As the wife represents what is good and honest and pure, the prostitute, necessary for the creation and continuation of a dichotomy, is the opposite of these: she is cast as bad, deceitful, and dirty, because she is the embodiment of sex. Sex is seen as dirty, and as the prostitute is reduced to her sexual anatomy, she is equated with dirt. Andrea Dworkin says that woman "is dirt and what she touches is dirt because she contaminates, makes unclean . . . defiling whatever she touches."4 The prostitute makes herself unclean by openly acknowledging and affirming (her) sexuality; she makes the married man unclean by defiling the sanctity of the marital conjugal vows; and she makes the cultural idea of Woman unclean, for to demonstrate to Man that she too can participate in rational pursuits, Woman must suppress her sexuality at all times.

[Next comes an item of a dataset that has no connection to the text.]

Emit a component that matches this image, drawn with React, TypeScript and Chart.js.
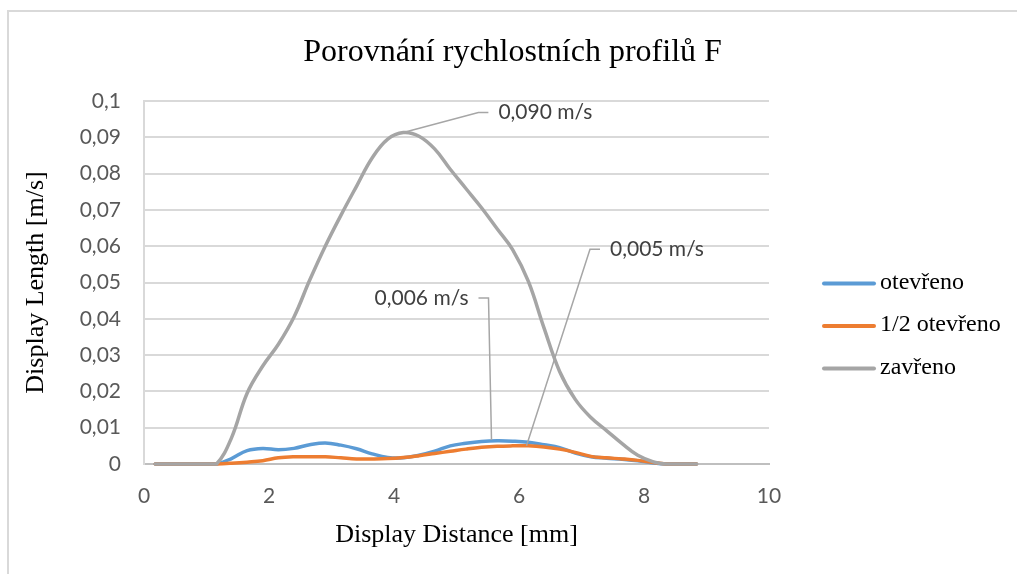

This serves to explain why many feminists, especially the radical feminists, have been reluctant at best and repellent at worst concerning the acceptance of female prostitutes into the feminist ranks. One would think that feminists would embrace these women, as they represent the most marginalized and objectified women in public view. On the contrary, most of these feminists have chosen to shunt these women to the side, just as men have for centuries. Prostitutes are seen as cultural filth. To embrace them would be to sully feminism's otherwise pure cause. Also, prostitution is the one prominent activity that reinforces the notion that women command with the body instead of the mind. For this, the prostitute must be made invisible in order to promote the positive idea that women are the intellectual equals of men. The prostitute is again marginalized, even in the struggle to bring all women's experiences to light.

CONCLUSION

Our present philosophical bases are constructed around dichotomies, systems in which no variations from the opposites are allowed. This is problematic, particularly in the case of humans, who more often than not refuse to fall neatly into prescribed social roles. Our philosophies of the mind-body and nature-society dualisms, along with the masculine-feminine gender dichotomy, define and restrict what is deemed to be "bad": the chaotic, the unknown, the untrustworthy. All of these beliefs culminate into the cultural construct of the prostitute, the woman who symbolizes everything society stands against.

This paper is by no way a complete treatise on the cultural understanding of prostitution. Though I briefly brought up the topic of economies, I did not present an in-depth argument of such. An interesting take on the subject would involve Marxism and the cultural (and masculine) resistance to the conversion of the sexual body from use-value to exchange-value. I also did not discuss the idea of the prostitute as pornography personified, as the woman always ready for sex and never denying sexual access. How much of prostitution is fueled by the depiction of the male fantasy; how interlocked are these two industries? Lastly, I acknowledge that one area that needs coverage is that of the heterosexism pervading female prostitution. How does compulsory heterosexuality fit into this schema, and vice-versa? More examination of our culture is needed in order to provide a fuller, more inclusive view of all women and their conditions in our society.

_________
1 These words, plus tits, constitute the notorious "seven dirty words" that cannot be said over any broadcast medium. For more information, see FCC v. Pacifica Foundation in its entirety at http://www.aclu.org/courts/pacifica.html.
2 Strossen, Nadine. Defending Pornography: Free Speech, Sex, and the Fight for Women's Rights, p. 51.
3 Tisdale, Sallie. Talk Dirty to Me, p. 30.
4 Dworkin, Andrea. Intercourse, p. 184.